The website further reports that in a letter sent to Congress, James Lamb, chairman of the Small Business in Transportation Coalition, called for the immediate suspension of the ELD mandate, writing, “Our members have reported to us that they have witnessed an increase in truck drivers speeding recklessly since the ELD rule went into effect to beat the clock, a clock that has now become controlled by machines.”

Jack tells me drivers are pressured to take risks — often venturing out onto the roads in inclement weather or onto busier-than-normal roadways because the mandates prevent them from taking a break when they feel it’s necessary.

The ELD mandates may be fine for giant trucking corporations that can afford to sideline some of their thousands of drivers every seventy hours, but for small trucking companies that need their limited drivers to work, and owner-operators who don’t make a dime when they’re not on the road, these mandates are destroying livelihoods.

When I was a kid growing up in rural Pennsylvania, everyone knew someone who was a truck driver. It was a respectable occupation that carried with it a blue-collar, romantic allure. People made movies and sang songs about adventuresome truckers — American heroes living the American dream. I remember a man who sang at our church wearing cowboy yoke jackets at the pulpit. Western wear — picked up by the truck driving singer in an exotic land (Dallas, Texas) — was rare and made an impression on me. Those days, however, as University of Pennsylvania sociologist Steve Viscelli writes in The Big Rig: Trucking and the Decline of the American Dream, are fading fast.

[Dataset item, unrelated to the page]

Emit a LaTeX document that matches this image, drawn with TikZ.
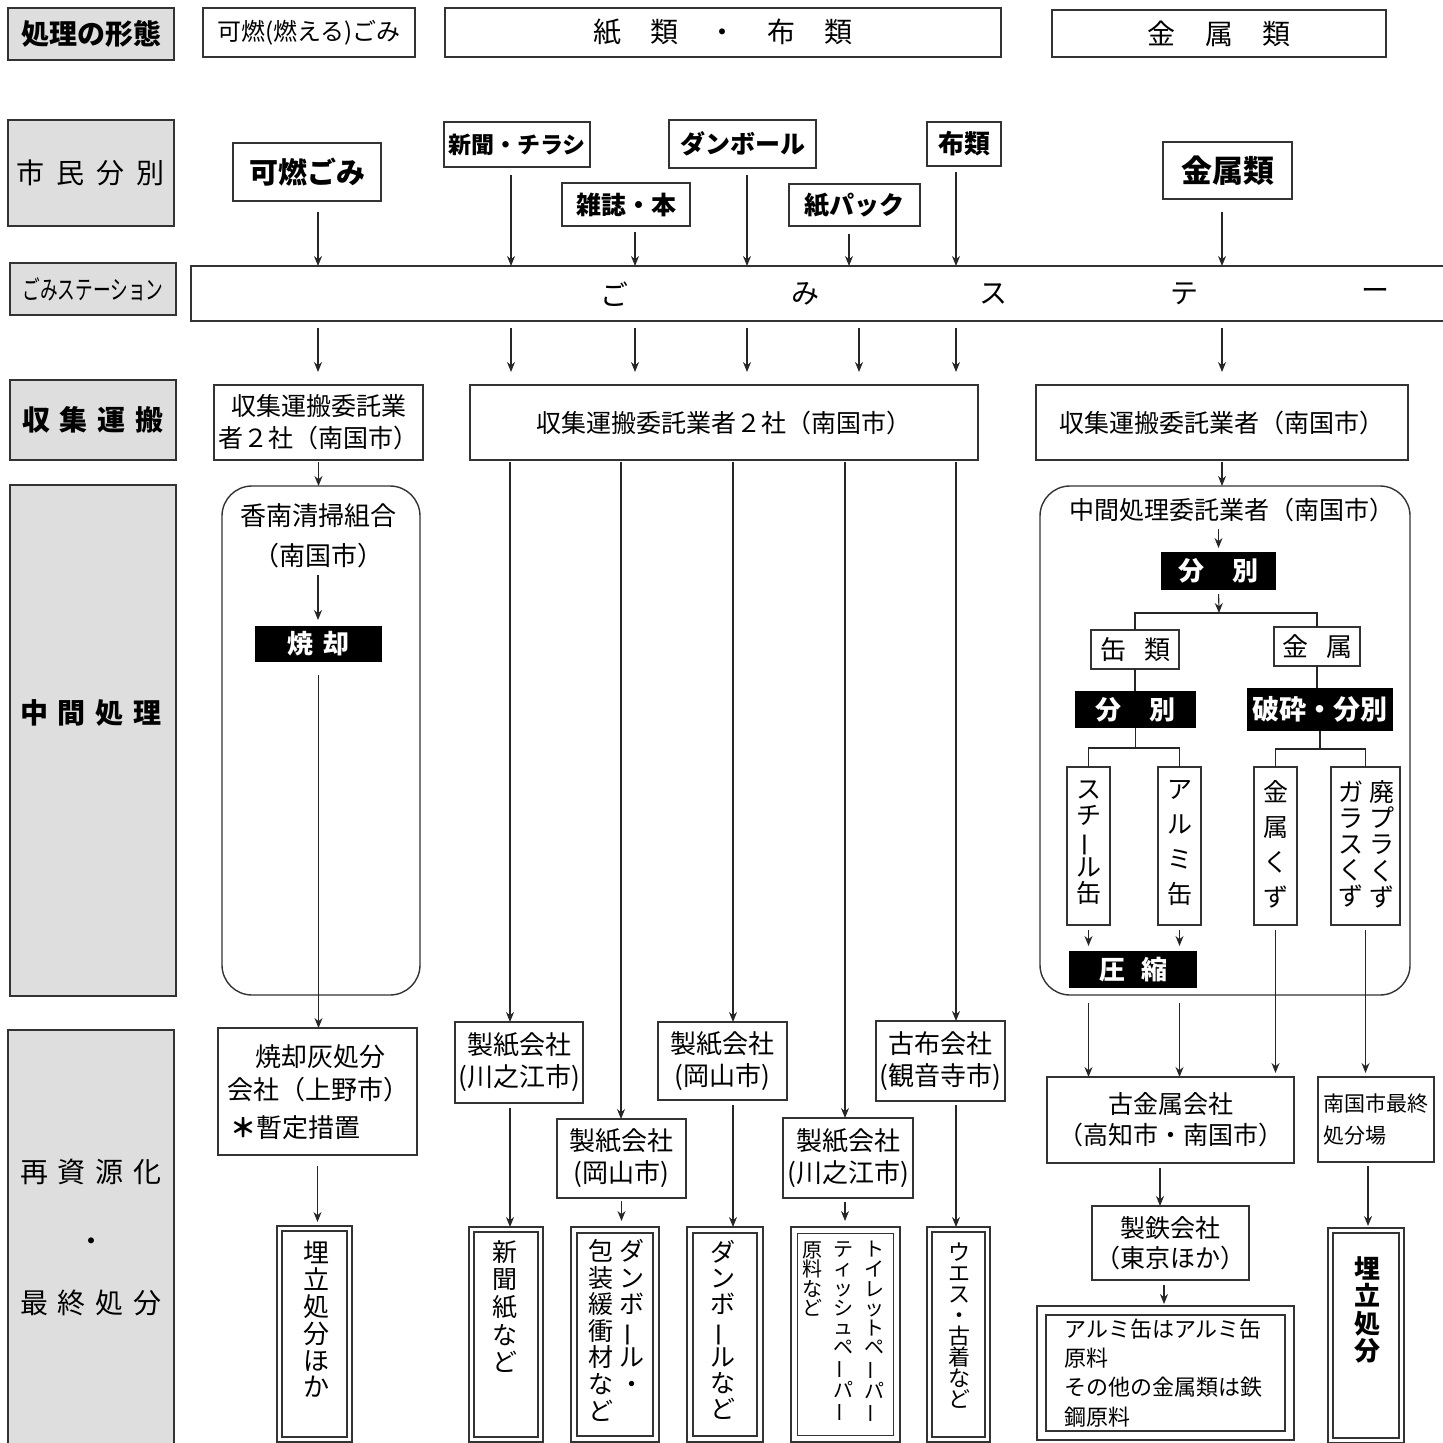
\documentclass[tikz,border=0pt]{standalone}
\usepackage{fontspec}
\usepackage{graphicx}
\setmainfont{Noto Sans CJK JP}
\usetikzlibrary{arrows.meta,calc}
\definecolor{hdrgray}{HTML}{DEDEDE}
\definecolor{edge}{HTML}{333333}
\newcommand\fz[2]{\fontsize{#1}{#2}\selectfont}
\newcommand\gp[1][0.4em]{\hspace{#1}}
\newcommand\vbar{\rotatebox[origin=c]{90}{ー}}
\newcommand\bx[7]{%
 \pgfmathsetmacro\bxw{((#4)-(#2))*0.5}%
 \pgfmathsetmacro\bxh{((#5)-(#3))*0.5}%
 \node[#6,minimum width=\bxw pt,minimum height=\bxh pt,inner sep=0pt,outer sep=0pt] (#1) at ({((#2)+(#4))/2},{((#3)+(#5))/2}) {#7};}
\newcommand\dbx[6]{%
 \bx{#1}{#2}{#3}{#4}{#5}{box}{}%
 \bx{#1i}{(#2)+(#6)}{(#3)+(#6)}{(#4)-(#6)}{(#5)-(#6)}{box}{}}
\begin{document}
\begin{tikzpicture}[x=0.5pt,y=-0.5pt,
  hdr/.style={draw=edge,fill=hdrgray,line width=0.8pt},
  box/.style={draw=edge,line width=0.7pt,align=center},
  blk/.style={fill=black,text=white,font=\fz{13}{15}\bfseries},
  arr/.style={draw=black!85,line width=0.55pt,-{Stealth[length=5pt,width=4pt]}},
  ln/.style={draw=black!85,line width=0.55pt},
  vt/.style={align=center,anchor=north,inner sep=0pt}]
\useasboundingbox (0,0) rectangle (1442,1443);
% ---------- header column ----------
\bx{h1}{8}{8}{174}{60}{hdr,font=\fz{14}{17}\bfseries}{処理の形態}
\bx{h2}{8}{120}{174}{226}{hdr,font=\fz{14}{17}}{市\gp[6pt]民\gp[6pt]分\gp[6pt]別}
\bx{h3}{10}{263}{176}{315}{hdr,font=\fz{13}{15}}{\scalebox{0.68}[1]{ごみステーション}}
\bx{h4}{10}{380}{176}{460}{hdr,font=\fz{14}{17}\bfseries}{収\gp[5pt]集\gp[5pt]運\gp[5pt]搬}
\bx{h5}{10}{485}{176}{996}{hdr}{}
\node[font=\fz{14}{17}\bfseries] (h5a) at (91,713) {中\gp[5pt]間\gp[5pt]処\gp[5pt]理};
\bx{h6}{8}{1030}{174}{1450}{hdr}{}
\node[font=\fz{14}{17}] (h6a) at (91,1172) {再\gp[5pt]資\gp[5pt]源\gp[5pt]化};
\node[font=\fz{14}{17}] (h6b) at (91,1245) {・};
\node[font=\fz{14}{17}] (h6c) at (91,1303) {最\gp[5pt]終\gp[5pt]処\gp[5pt]分};
% ---------- top row ----------
\bx{t1}{203}{8}{415}{57}{box,font=\fz{12}{14}}{可燃(燃える)ごみ}
\bx{t2}{445}{8}{1001}{57}{box,font=\fz{14}{17}}{紙\gp[15pt]類\gp[15pt]・\gp[15pt]布\gp[15pt]類}
\bx{t3}{1052}{10}{1386}{57}{box,font=\fz{14}{17}}{金\gp[15pt]属\gp[15pt]類}
% ---------- citizen sorting ----------
\bx{kanen}{233}{143}{381}{201}{box,font=\fz{14.5}{17}\bfseries}{可燃ごみ}
\bx{shinbun}{444}{122}{590}{167}{box,font=\fz{11.5}{14}\bfseries}{新聞・チラシ}
\bx{zasshi}{562}{183}{690}{226}{box,font=\fz{12.5}{15}\bfseries}{雑誌・本}
\bx{dan}{669}{120}{816}{168}{box,font=\fz{12.5}{15}\bfseries}{ダンボール}
\bx{pack}{789}{184}{920}{226}{box,font=\fz{12.5}{15}\bfseries}{紙パック}
\bx{nuno}{927}{122}{1001}{166}{box,font=\fz{13}{15}\bfseries}{布類}
\bx{kinz}{1163}{142}{1292}{199}{box,font=\fz{15.5}{18}\bfseries}{金属類}
% ---------- station ----------
\bx{st}{191}{266}{1470}{321}{box}{}
\node[font=\fz{14}{17}] (s1) at (614,294) {ご};
\node[font=\fz{14}{17}] (s2) at (805,294) {み};
\node[font=\fz{14}{17}] (s3) at (993,294) {ス};
\node[font=\fz{14}{17}] (s4) at (1184,294) {テ};
\node[font=\fz{14}{17}] (s5) at (1375,294) {ー};
\coordinate (xA) at (318,0);
\coordinate (xB) at (511,0);
\coordinate (xC) at (635,0);
\coordinate (xD) at (747,0);
\coordinate (xE) at (849,0);
\coordinate (xE2) at (859,0);
\coordinate (xF) at (956,0);
\coordinate (xG) at (1222,0);
\draw[arr,shorten <=5.5pt] (xA |- kanen.south) -- (xA |- st.north);
\draw[arr,shorten <=4pt] (xB |- shinbun.south) -- (xB |- st.north);
\draw[arr,shorten <=3pt] (xC |- zasshi.south) -- (xC |- st.north);
\draw[arr,shorten <=3.5pt] (xD |- dan.south) -- (xD |- st.north);
\draw[arr,shorten <=4pt] (xE |- pack.south) -- (xE |- st.north);
\draw[arr,shorten <=3pt] (xF |- nuno.south) -- (xF |- st.north);
\draw[arr,shorten <=6.5pt] (xG |- kinz.south) -- (xG |- st.north);
% ---------- collection ----------
\bx{col1}{214}{385}{423}{460}{box,font=\fz{12.5}{16}}{収集運搬委託業\\者２社（南国市）}
\bx{col2}{470}{385}{978}{460}{box,font=\fz{12.5}{16}}{収集運搬委託業者２社（南国市）}
\bx{col3}{1036}{385}{1408}{460}{box,font=\fz{12.5}{16}}{収集運搬委託業者（南国市）}
\draw[arr,shorten <=3.5pt,shorten >=6.5pt] (xA |- st.south) -- (xA |- col1.north);
\draw[arr,shorten <=3.5pt,shorten >=6.5pt] (xB |- st.south) -- (xB |- col2.north);
\draw[arr,shorten <=3.5pt,shorten >=6.5pt] (xC |- st.south) -- (xC |- col2.north);
\draw[arr,shorten <=3.5pt,shorten >=6.5pt] (xD |- st.south) -- (xD |- col2.north);
\draw[arr,shorten <=3.5pt,shorten >=6.5pt] (xE2 |- st.south) -- (xE2 |- col2.north);
\draw[arr,shorten <=3.5pt,shorten >=6.5pt] (xF |- st.south) -- (xF |- col2.north);
\draw[arr,shorten <=3.5pt,shorten >=6.5pt] (xG |- st.south) -- (xG |- col3.north);
% ---------- left: incineration ----------
\bx{kr}{222}{486}{420}{995}{box,rounded corners=15pt}{}
\node[font=\fz{13}{16}] (kr1) at (318,516) {香南清掃組合};
\node[font=\fz{13}{16}] (kr2) at (318,556) {（南国市）};
\draw[arr,shorten <=1pt] (col1.south) -- (col1.south |- kr.north);
\bx{yaki}{255}{626}{382}{662}{blk}{焼\gp[5pt]却}
\draw[arr,shorten >=3pt] (kr2.south) -- (kr2.south |- yaki.north);
\bx{hai}{218}{1028}{417}{1155}{box}{}
\node[font=\fz{13}{16}] (hai1) at (320,1057) {焼却灰処分};
\node[font=\fz{13}{16}] (hai2) at (318,1090) {会社（上野市）};
\node[font=\fz{13}{16},anchor=west,inner sep=0pt] (hai3) at (230,1128) {\textbf{＊}暫定措置};
\draw[arr,shorten <=6.5pt] (yaki.south) -- (yaki.south |- hai.north);
\dbx{ume1}{277}{1226}{352}{1442}{5}
\node[vt,font=\fz{13}{13.4}] (ume1t) at (316,1241) {埋\\立\\処\\分\\ほ\\か};
\draw[arr,shorten <=5.5pt,shorten >=2pt] (hai.south) -- (hai.south |- ume1.north);
% ---------- paper ----------
\coordinate (k1) at (510,0);
\coordinate (k2) at (621,0);
\coordinate (k3) at (733,0);
\coordinate (k4) at (845,0);
\coordinate (k5) at (956,0);
\bx{p1}{455}{1022}{583}{1103}{box,font=\fz{13}{16}}{製紙会社\\(川之江市)}
\bx{p2}{557}{1119}{686}{1198}{box,font=\fz{13}{16}}{製紙会社\\(岡山市)}
\bx{p3}{658}{1022}{787}{1100}{box,font=\fz{13}{16}}{製紙会社\\(岡山市)}
\bx{p4}{783}{1118}{913}{1198}{box,font=\fz{13}{16}}{製紙会社\\(川之江市)}
\bx{p5}{876}{1021}{1005}{1101}{box,font=\fz{13}{16}}{古布会社\\(観音寺市)}
\draw[arr,shorten <=1pt] (k1 |- col2.south) -- (k1 |- p1.north);
\draw[arr,shorten <=1pt] (k2 |- col2.south) -- (k2 |- p2.north);
\draw[arr,shorten <=1pt] (k3 |- col2.south) -- (k3 |- p3.north);
\draw[arr,shorten <=1pt] (k4 |- col2.south) -- (k4 |- p4.north);
\draw[arr,shorten <=1pt] (k5 |- col2.south) -- (k5 |- p5.north);
\dbx{b1}{469}{1227}{543}{1442}{5}
\dbx{b2}{571}{1227}{659}{1442}{6}
\dbx{b3}{687}{1227}{763}{1442}{6}
\dbx{b4}{791}{1227}{900}{1442}{6.5}
\dbx{b5}{927}{1227}{990}{1442}{5}
\node[vt,font=\fz{12.5}{13.8}] (b1t) at (505,1240) {新\\聞\\紙\\な\\ど};
\node[vt,font=\fz{12.5}{13.3}] (b2t1) at (632,1239) {ダ\\ン\\ボ\\\vbar\\ル\\・};
\node[vt,font=\fz{12.5}{13.3}] (b2t2) at (601,1239) {包\\装\\緩\\衝\\材\\な\\ど};
\node[vt,font=\fz{12.5}{13.1}] (b3t) at (723,1240) {ダ\\ン\\ボ\\\vbar\\ル\\な\\ど};
\node[vt,font=\fz{10}{9.8}] (b4t1) at (874,1241) {ト\\イ\\レ\\ッ\\ト\\ペ\\\vbar\\パ\\\vbar};
\node[vt,font=\fz{10}{9.8}] (b4t2) at (843,1241) {テ\\ィ\\ッ\\シ\\ュ\\ペ\\\vbar\\パ\\\vbar};
\node[vt,font=\fz{10}{9.8}] (b4t3) at (812,1241) {原\\料\\な\\ど};
\node[vt,font=\fz{11}{10.5}] (b5t) at (959,1242) {ウ\\エ\\ス\\・\\古\\着\\な\\ど};
\draw[arr,shorten <=2.5pt] (k1 |- p1.south) -- (k1 |- b1.north);
\draw[arr,shorten <=1.5pt,shorten >=3pt] (p2.south) -- (p2.south |- b2.north);
\draw[arr,shorten <=2.5pt] (k3 |- p3.south) -- (k3 |- b3.north);
\draw[arr,shorten <=2pt,shorten >=3pt] (k4 |- p4.south) -- (k4 |- b4.north);
\draw[arr,shorten <=2pt] (k5 |- p5.south) -- (k5 |- b5.north);
% ---------- metals ----------
\bx{mr}{1040}{486}{1410}{995}{box,rounded corners=15pt}{}
\draw[arr,shorten <=1pt] (col3.south) -- (col3.south |- mr.north);
\node[font=\fz{12.5}{15}] (mr1) at (1232,510) {中間処理委託業者（南国市）};
\bx{bn1}{1161}{552}{1276}{590}{blk}{分\gp[14pt]別}
\draw[arr,shorten >=2pt] (bn1.north |- mr1.south) -- (bn1.north);
\coordinate (fk1) at (1219,613);
\draw[arr,shorten <=2pt] (bn1.south) -- (fk1);
\bx{kan}{1091}{630}{1179}{669}{box,font=\fz{13}{15}}{缶\gp[9pt]類}
\bx{kin}{1274}{627}{1360}{666}{box,font=\fz{13}{15}}{金\gp[9pt]属}
\draw[ln] (kan.north) |- (fk1) -| (kin.north);
\bx{bn2}{1075}{691}{1196}{728}{blk}{分\gp[14pt]別}
\bx{hs}{1247}{688}{1393}{731}{blk,font=\fz{13.5}{16}\bfseries}{破砕・分別}
\draw[ln] (kan.south) -- (kan.south |- bn2.north);
\draw[ln] (kin.south) -- (kin.south |- hs.north);
\coordinate (fk2) at (1135.5,748);
\coordinate (fk3) at (1320,749);
\bx{stl}{1067}{767}{1110}{925}{box}{}
\bx{alu}{1158}{767}{1201}{925}{box}{}
\bx{kz}{1254}{767}{1297}{925}{box}{}
\bx{hp}{1331}{767}{1400}{925}{box}{}
\draw[ln] (bn2.south) -- (fk2);
\draw[ln] (stl.north) |- (fk2) -| (alu.north);
\draw[ln] (hs.south) -- (fk3);
\draw[ln] (kz.north) |- (fk3) -| (hp.north);
\node[vt,font=\fz{12.5}{13.1}] (stlt) at (1089,780) {ス\\チ\\\vbar\\ル\\缶};
\node[vt,font=\fz{12.5}{17.5}] (alut) at (1180,780) {ア\\ル\\ミ\\缶};
\node[vt,font=\fz{12.5}{17.5}] (kzt) at (1276,780) {金\\属\\く\\ず};
\node[vt,font=\fz{12.5}{13.1}] (hpt1) at (1382,780) {廃\\プ\\ラ\\く\\ず};
\node[vt,font=\fz{12.5}{13.1}] (hpt2) at (1351,780) {ガ\\ラ\\ス\\く\\ず};
\bx{ash}{1069}{951}{1197}{988}{blk}{圧\gp[8pt]縮}
\draw[arr,shorten <=2.5pt,shorten >=2.5pt] (stl.south) -- (stl.south |- ash.north);
\draw[arr,shorten <=2.5pt,shorten >=2.5pt] (alu.south) -- (alu.south |- ash.north);
\bx{kk}{1047}{1077}{1294}{1163}{box,font=\fz{12.5}{15.5}}{古金属会社\\（高知市・南国市）}
\bx{sh}{1318}{1077}{1434}{1162}{box,font=\fz{10.5}{16},align=left}{南国市最終\\処分場}
\draw[arr,shorten <=4pt] (stl.south |- mr.south) -- (stl.south |- kk.north);
\draw[arr,shorten <=4pt] (alu.south |- mr.south) -- (alu.south |- kk.north);
\draw[arr,shorten <=2.5pt,shorten >=2pt] (kz.south) -- (kz.south |- kk.north);
\draw[arr,shorten <=2.5pt,shorten >=2pt] (hp.south) -- (hp.south |- sh.north);
\coordinate (xM) at (1160,0);
\coordinate (xN) at (1164,0);
\coordinate (xP) at (1368,0);
\bx{se}{1092}{1206}{1249}{1280}{box,font=\fz{12.5}{15}}{製鉄会社\\（東京ほか）}
\draw[arr,shorten <=2.5pt] (xM |- kk.south) -- (xM |- se.north);
\dbx{fb}{1037}{1306}{1294}{1440}{9}
\node[font=\fz{11}{14.7},align=left,anchor=north west,inner sep=0pt] (fbt) at (1064,1318) {アルミ缶はアルミ缶\\原料\\その他の金属類は鉄\\鋼原料};
\draw[arr,shorten <=2.5pt,shorten >=1pt] (xN |- se.south) -- (xN |- fb.north);
\dbx{ume2}{1328}{1228}{1404}{1443}{5}
\node[vt,font=\fz{13}{13.7}\bfseries] (ume2t) at (1367,1256) {埋\\立\\処\\分};
\draw[arr,shorten <=2pt,shorten >=1pt] (xP |- sh.south) -- (xP |- ume2.north);
\end{tikzpicture}
\end{document}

Truck drivers are an admirable breed. They get up early, stay up late, do a hard, demanding, lonely job that takes a toll on their bodies for little pay, and are rarely recognized for their contributions to the economy and to the first-world lifestyles we enjoy.

“All people know is they’re gonna get their stuff, and they don’t care how much work has to go into getting it there, how many people have to touch it, how many trucks have to pull it,” Ron says. “There’s nothing in a household that didn’t get moved more than one time. Nobody notices that. They complain because a truck is doing fifty miles per hour in a sixty. Well, I got 80,000 pounds on me.”

Still, for all the long hours and thankless work, Ron says he still misses the road sometimes.

“The turning point for me was when I came home and my dog wouldn’t let me in the house,” he says. “She didn’t recognize me. I had to sit on the porch and wait for my wife to come home. There’s times I wish I was still doin’ it, though. I was in every state. I was even in Canada. Seen it all. I’ve been on just about every interstate, every highway. That was the best part about it. Stopping somewhere like the Grand Canyon. Driving through there, you take a little break, pull in, have a good time. The lifestyle used to be different out there, too. You had the camaraderie on the CB radio, people’d talk. Now, nobody says nothin’.”

Jack says a lot of insurance companies consider CBs to be distracting and make drivers take them out of their trucks. But this leaves truckers without the ability to warn each other about upcoming hazards. “Then there are these hundred-car pile-ups in the winter, no one knows about them,” he says.

After nearly a quarter-century on the road, Jack has found a gig that only has him driving within an eight-hour radius of his home base, so he isn’t gone too much. Still, he’s frustrated.

“The government needs to step back let the drivers regulate themselves,” he said. “We know what we can do.”